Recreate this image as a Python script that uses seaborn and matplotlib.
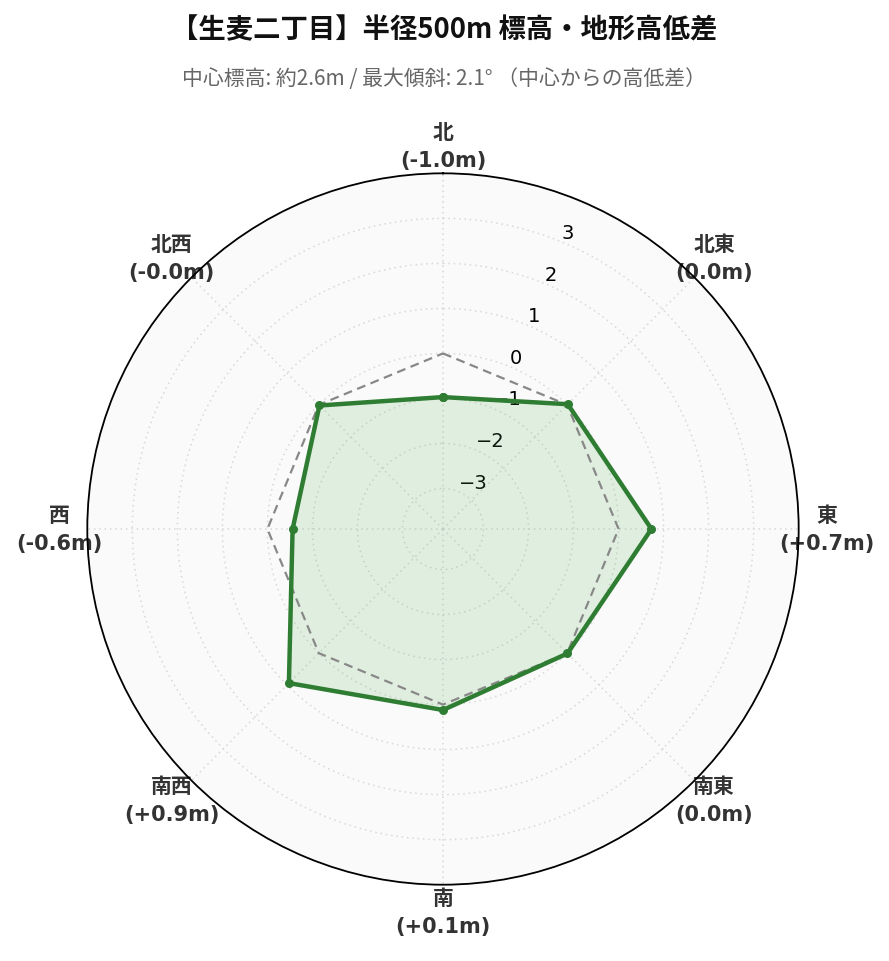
import numpy as np
import pandas as pd
import matplotlib
matplotlib.use("Agg")
import matplotlib.pyplot as plt
import seaborn as sns

directions = ["北", "北東", "東", "南東", "南", "南西", "西", "北西"]
values = [-0.97, 0.02, 0.73, 0.01, 0.12, 0.94, -0.56, -0.02]
value_labels = ["-1.0m", "0.0m", "+0.7m", "0.0m", "+0.1m", "+0.9m", "-0.6m", "-0.0m"]
reference = [0, 0, 0, 0, 0, 0, 0, 0]
radial_ticks = [-3, -2, -1, 0, 1, 2, 3]
title = "【生麦二丁目】半径500m 標高・地形高低差"
subtitle = "中心標高: 約2.6m / 最大傾斜: 2.1° （中心からの高低差）"

sns.set_theme(style="white")
plt.rcParams['font.family'] = ['DejaVu Sans', 'Noto Sans CJK JP']
plt.rcParams['axes.unicode_minus'] = True

n = len(directions)
angles = np.arange(n) * 2 * np.pi / n
ang_closed = np.append(angles, 2 * np.pi)
val_closed = np.append(values, values[0])
ref_closed = np.append(reference, reference[0])
df = pd.DataFrame({"theta": ang_closed, "value": val_closed, "ref": ref_closed})

fig = plt.figure(figsize=(8.89, 9.62), dpi=100)
ax = fig.add_axes([0.0982, 0.0793, 0.8002, 0.7395], projection="polar")
ax.set_theta_zero_location("N")
ax.set_theta_direction(-1)
ax.set_facecolor("#fafafa")

green = "#2e7d32"
polys = ax.fill(df["theta"], df["value"], facecolor="#4caf50", alpha=0.15, linewidth=0, zorder=2)
for p in polys:
    p.get_path()._interpolation_steps = 1
sns.lineplot(data=df, x="theta", y="ref", ax=ax, color="#888888", linewidth=1.6,
             linestyle=(0, (4, 2.5)), sort=False, estimator=None, zorder=3)
sns.lineplot(data=df, x="theta", y="value", ax=ax, color=green, linewidth=3.2,
             marker="o", markersize=6.5, markeredgewidth=0, sort=False, estimator=None, zorder=4)

ax.set_ylim(-3.9, 4.0)
ax.set_yticks(radial_ticks)
ax.set_yticklabels([f"{t}".replace("-", "\u2212") for t in radial_ticks], fontsize=14, color="black")
ax.set_rlabel_position(22.5)

ax.set_xticks(angles)
ax.set_xticklabels([f"{d}\n({v})" for d, v in zip(directions, value_labels)],
                   fontsize=15, fontweight="bold", color="#333333", linespacing=1.5)
ax.tick_params(axis="x", pad=7)

ax.grid(True, color="#d8d8d8", linestyle=(0, (1, 2.5)), linewidth=1.1)
ax.spines["polar"].set_color("black")
ax.spines["polar"].set_linewidth(1.3)
ax.set_xlabel("")
ax.set_ylabel("")

fig.text(0.5, 0.969, title, ha="center", va="center", fontsize=19.7, fontweight="bold",
         color="#111111", family=['Noto Sans CJK JP', 'DejaVu Sans'])
fig.text(0.5, 0.918, subtitle, ha="center", va="center", fontsize=15,
         color="#666666", family=['Noto Sans CJK JP', 'DejaVu Sans'])

fig.savefig("out.png", dpi=100)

WHAT TO DO: Starting at the first line of the material, output exactly the lines up to and including the one with "import seaborn as sns". Do not include the pictures.

EXERCISE RESULT:
Recreate this image as a Python script that uses seaborn and matplotlib.
import numpy as np
import pandas as pd
import matplotlib
matplotlib.use("Agg")
import matplotlib.pyplot as plt
import seaborn as sns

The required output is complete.